**Stated exercise**
Copy each line below exactly and leave the pictures out.

**Extracted entries**

....................

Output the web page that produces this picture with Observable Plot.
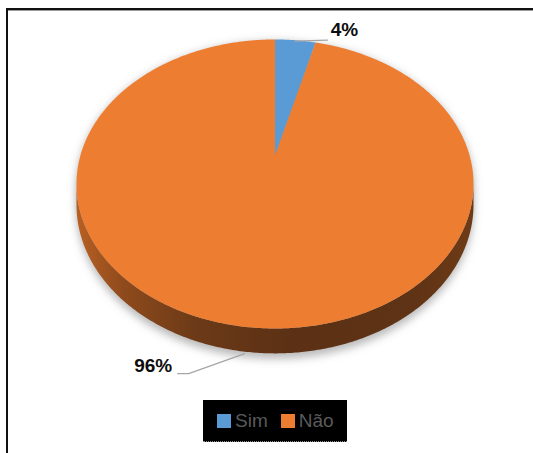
<!DOCTYPE html>
<html>
<head>
<meta charset="utf-8">
<script src="https://cdn.jsdelivr.net/npm/d3@7"></script>
<script src="https://cdn.jsdelivr.net/npm/@observablehq/plot@0.6"></script>
<style>
html, body { margin: 0; padding: 0; background: #fff; }
#wrap { position: relative; width: 533px; height: 453px; overflow: hidden; font-family: "Liberation Sans", Arial, sans-serif; }
#frame { position: absolute; left: 6px; top: 8px; width: 700px; height: 600px; border-left: 2px solid #111; border-top: 2px solid #111; box-shadow: inset 0 1px 0 #9a9a9a; }
#chart { position: absolute; left: 0; top: 0; }
#legend { position: absolute; left: 203px; top: 400px; width: 144px; height: 42px; background: #000; border-bottom: 1px dotted #8a8a8a; display: flex; align-items: center; padding-left: 14px; box-sizing: border-box; }
.item { display: flex; align-items: center; margin-right: 13px; }
.sw { width: 14px; height: 14px; margin-right: 4px; }
.lab { color: #5a5a5a; font-size: 19px; line-height: 19px; }
</style>
</head>
<body>
<div id="wrap">
  <div id="frame"></div>
  <div id="chart"></div>
  <div id="legend"></div>
</div>
<script>
// ---- data ----
const categories = ["Sim", "Não"];
const values = [4, 96];
const colors = ["#5B9BD5", "#ED7D31"];
const labels = ["4%", "96%"];

// ---- layout (perspective pie) ----
const cx = 274.5, cy = 155, A = 194.6, B = 138.9, k = 0.197, T = 20;
const rad = d => d * Math.PI / 180;
function proj(deg, drop = 0) {
  const Z = Math.cos(rad(deg)), X = Math.sin(rad(deg));
  const den = 1 + k * Z;
  return [cx + A * X / den, cy - B * Z / den + T * drop / den];
}

const total = d3.sum(values);
let acc = 0;
const slices = categories.map((c, i) => {
  const a0 = acc / total * 360;
  acc += values[i];
  const a1 = acc / total * 360;
  return { cat: c, a0, a1, mid: (a0 + a1) / 2, label: labels[i] };
});

// slice polygons (top face)
const sliceRows = [];
for (const s of slices) {
  sliceRows.push({ cat: s.cat, x: cx, y: cy });
  for (let a = s.a0; a <= s.a1 + 1e-9; a += 0.5) {
    const [x, y] = proj(a);
    sliceRows.push({ cat: s.cat, x, y });
  }
  const [xe, ye] = proj(s.a1);
  sliceRows.push({ cat: s.cat, x: xe, y: ye });
}

// side band (front arc between the extreme points)
const aRight = 90 + Math.asin(k) * 180 / Math.PI;
const aLeft = 360 - aRight;
const sideRows = [];
for (let a = aRight; a <= aLeft + 1e-9; a += 0.5) { const [x, y] = proj(a, 0); sideRows.push({ x, y }); }
for (let a = aLeft; a >= aRight - 1e-9; a -= 0.5) { const [x, y] = proj(a, 1); sideRows.push({ x, y }); }

// shadow
const shadowRows = [];
for (let a = 0; a <= 360; a += 1) { const [x, y] = proj(a, 1.1); shadowRows.push({ part: "b", x, y: y + 3 }); }
for (let a = 0; a <= 360; a += 1) { const [x, y] = proj(a, 0); shadowRows.push({ part: "t", x, y: y + 2 }); }

// labels and leader lines
const leaderRows = [], textRows = [];
slices.forEach(s => {
  const right = Math.sin(rad(s.mid)) >= 0;
  if (right) {
    const [ax, ay] = proj(s.mid, 0);
    leaderRows.push({ cat: s.cat, x: ax, y: ay + 1 }, { cat: s.cat, x: ax + 32, y: ay });
    textRows.push({ x: ax + 49, y: ay - 10, label: s.label });
  } else {
    const [ax, ay] = proj(s.mid, 1);
    leaderRows.push({ cat: s.cat, x: ax, y: ay + 2 }, { cat: s.cat, x: ax - 56, y: ay + 22 }, { cat: s.cat, x: ax - 67, y: ay + 22 });
    textRows.push({ x: ax - 91.5, y: ay + 14, label: s.label });
  }
});

const chart = Plot.plot({
  width: 533,
  height: 453,
  margin: 0,
  x: { domain: [0, 533], range: [0, 533], axis: null },
  y: { domain: [0, 453], range: [0, 453], axis: null },
  color: { domain: categories, range: colors },
  style: { background: "transparent", overflow: "visible" },
  marks: [
    Plot.line(shadowRows, { x: "x", y: "y", z: "part", fill: "#808080", fillOpacity: 0.55, stroke: "none", className: "pie-shadow" }),
    Plot.line(sideRows, { x: "x", y: "y", fill: "url(#sideGrad)", stroke: "none" }),
    Plot.line(sliceRows, { x: "x", y: "y", z: "cat", fill: "cat", stroke: "none" }),
    Plot.line(leaderRows, { x: "x", y: "y", z: "cat", stroke: "#a6a6a6", strokeWidth: 1.3 }),
    Plot.text(textRows, { x: "x", y: "y", text: "label", fontSize: 19, fontWeight: "bold", fill: "#0d0d0d", fontFamily: "Liberation Sans, Arial, sans-serif" })
  ]
});

// gradient + blur definitions
const svg = d3.select(chart);
const defs = svg.insert("defs", ":first-child");
const g = defs.append("linearGradient").attr("id", "sideGrad").attr("x1", 0).attr("x2", 1).attr("y1", 0).attr("y2", 0);
[[0, "#b86023"], [0.12, "#8e4a1c"], [0.3, "#6c3a17"], [0.55, "#5b3014"], [0.85, "#5f3315"], [1, "#6e3b17"]]
  .forEach(([o, c]) => g.append("stop").attr("offset", o).attr("stop-color", c));
defs.append("filter").attr("id", "softBlur").attr("x", "-20%").attr("y", "-20%").attr("width", "140%").attr("height", "140%")
  .append("feGaussianBlur").attr("stdDeviation", 4);
const sh = svg.select(".pie-shadow").node() ? svg.select(".pie-shadow") : svg.select('g[aria-label="line"]');
sh.attr("filter", "url(#softBlur)");

document.getElementById("chart").appendChild(chart);

// legend
const legend = d3.select("#legend");
categories.forEach((c, i) => {
  const it = legend.append("div").attr("class", "item");
  it.append("div").attr("class", "sw").style("background", colors[i]);
  it.append("span").attr("class", "lab").text(c);
});
</script>
</body>
</html>
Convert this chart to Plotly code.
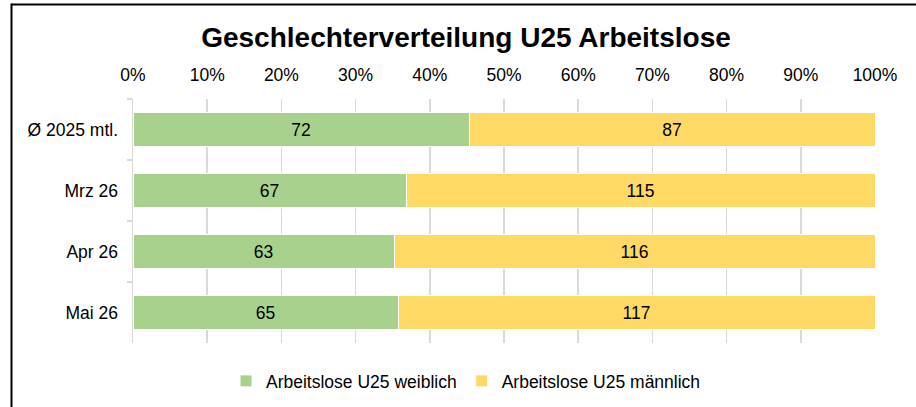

....................

**The output**
Output the web page that produces this picture with Observable Plot.
<!DOCTYPE html>
<html>
<head>
<meta charset="utf-8">
<script src="https://cdn.jsdelivr.net/npm/d3@7"></script>
<script src="https://cdn.jsdelivr.net/npm/@observablehq/plot@0.6"></script>
<style>
html, body { margin: 0; padding: 0; background: #fff; }
#wrap { position: relative; width: 533px; height: 453px; overflow: hidden; font-family: "Liberation Sans", Arial, sans-serif; }
#frame { position: absolute; left: 6px; top: 8px; width: 700px; height: 600px; border-left: 2px solid #111; border-top: 2px solid #111; box-shadow: inset 0 1px 0 #9a9a9a; }
#chart { position: absolute; left: 0; top: 0; }
#legend { position: absolute; left: 203px; top: 400px; width: 144px; height: 42px; background: #000; border-bottom: 1px dotted #8a8a8a; display: flex; align-items: center; padding-left: 14px; box-sizing: border-box; }
.item { display: flex; align-items: center; margin-right: 13px; }
.sw { width: 14px; height: 14px; margin-right: 4px; }
.lab { color: #5a5a5a; font-size: 19px; line-height: 19px; }
</style>
</head>
<body>
<div id="wrap">
  <div id="frame"></div>
  <div id="chart"></div>
  <div id="legend"></div>
</div>
<script>
// ---- data ----
const categories = ["Sim", "Não"];
const values = [4, 96];
const colors = ["#5B9BD5", "#ED7D31"];
const labels = ["4%", "96%"];

// ---- layout (perspective pie) ----
const cx = 274.5, cy = 155, A = 194.6, B = 138.9, k = 0.197, T = 20;
const rad = d => d * Math.PI / 180;
function proj(deg, drop = 0) {
  const Z = Math.cos(rad(deg)), X = Math.sin(rad(deg));
  const den = 1 + k * Z;
  return [cx + A * X / den, cy - B * Z / den + T * drop / den];
}

const total = d3.sum(values);
let acc = 0;
const slices = categories.map((c, i) => {
  const a0 = acc / total * 360;
  acc += values[i];
  const a1 = acc / total * 360;
  return { cat: c, a0, a1, mid: (a0 + a1) / 2, label: labels[i] };
});

// slice polygons (top face)
const sliceRows = [];
for (const s of slices) {
  sliceRows.push({ cat: s.cat, x: cx, y: cy });
  for (let a = s.a0; a <= s.a1 + 1e-9; a += 0.5) {
    const [x, y] = proj(a);
    sliceRows.push({ cat: s.cat, x, y });
  }
  const [xe, ye] = proj(s.a1);
  sliceRows.push({ cat: s.cat, x: xe, y: ye });
}

// side band (front arc between the extreme points)
const aRight = 90 + Math.asin(k) * 180 / Math.PI;
const aLeft = 360 - aRight;
const sideRows = [];
for (let a = aRight; a <= aLeft + 1e-9; a += 0.5) { const [x, y] = proj(a, 0); sideRows.push({ x, y }); }
for (let a = aLeft; a >= aRight - 1e-9; a -= 0.5) { const [x, y] = proj(a, 1); sideRows.push({ x, y }); }

// shadow
const shadowRows = [];
for (let a = 0; a <= 360; a += 1) { const [x, y] = proj(a, 1.1); shadowRows.push({ part: "b", x, y: y + 3 }); }
for (let a = 0; a <= 360; a += 1) { const [x, y] = proj(a, 0); shadowRows.push({ part: "t", x, y: y + 2 }); }

// labels and leader lines
const leaderRows = [], textRows = [];
slices.forEach(s => {
  const right = Math.sin(rad(s.mid)) >= 0;
  if (right) {
    const [ax, ay] = proj(s.mid, 0);
    leaderRows.push({ cat: s.cat, x: ax, y: ay + 1 }, { cat: s.cat, x: ax + 32, y: ay });
    textRows.push({ x: ax + 49, y: ay - 10, label: s.label });
  } else {
    const [ax, ay] = proj(s.mid, 1);
    leaderRows.push({ cat: s.cat, x: ax, y: ay + 2 }, { cat: s.cat, x: ax - 56, y: ay + 22 }, { cat: s.cat, x: ax - 67, y: ay + 22 });
    textRows.push({ x: ax - 91.5, y: ay + 14, label: s.label });
  }
});

const chart = Plot.plot({
  width: 533,
  height: 453,
  margin: 0,
  x: { domain: [0, 533], range: [0, 533], axis: null },
  y: { domain: [0, 453], range: [0, 453], axis: null },
  color: { domain: categories, range: colors },
  style: { background: "transparent", overflow: "visible" },
  marks: [
    Plot.line(shadowRows, { x: "x", y: "y", z: "part", fill: "#808080", fillOpacity: 0.55, stroke: "none", className: "pie-shadow" }),
    Plot.line(sideRows, { x: "x", y: "y", fill: "url(#sideGrad)", stroke: "none" }),
    Plot.line(sliceRows, { x: "x", y: "y", z: "cat", fill: "cat", stroke: "none" }),
    Plot.line(leaderRows, { x: "x", y: "y", z: "cat", stroke: "#a6a6a6", strokeWidth: 1.3 }),
    Plot.text(textRows, { x: "x", y: "y", text: "label", fontSize: 19, fontWeight: "bold", fill: "#0d0d0d", fontFamily: "Liberation Sans, Arial, sans-serif" })
  ]
});

// gradient + blur definitions
const svg = d3.select(chart);
const defs = svg.insert("defs", ":first-child");
const g = defs.append("linearGradient").attr("id", "sideGrad").attr("x1", 0).attr("x2", 1).attr("y1", 0).attr("y2", 0);
[[0, "#b86023"], [0.12, "#8e4a1c"], [0.3, "#6c3a17"], [0.55, "#5b3014"], [0.85, "#5f3315"], [1, "#6e3b17"]]
  .forEach(([o, c]) => g.append("stop").attr("offset", o).attr("stop-color", c));
defs.append("filter").attr("id", "softBlur").attr("x", "-20%").attr("y", "-20%").attr("width", "140%").attr("height", "140%")
  .append("feGaussianBlur").attr("stdDeviation", 4);
const sh = svg.select(".pie-shadow").node() ? svg.select(".pie-shadow") : svg.select('g[aria-label="line"]');
sh.attr("filter", "url(#softBlur)");

document.getElementById("chart").appendChild(chart);

// legend
const legend = d3.select("#legend");
categories.forEach((c, i) => {
  const it = legend.append("div").attr("class", "item");
  it.append("div").attr("class", "sw").style("background", colors[i]);
  it.append("span").attr("class", "lab").text(c);
});
</script>
</body>
</html>
Convert this chart to Plotly code.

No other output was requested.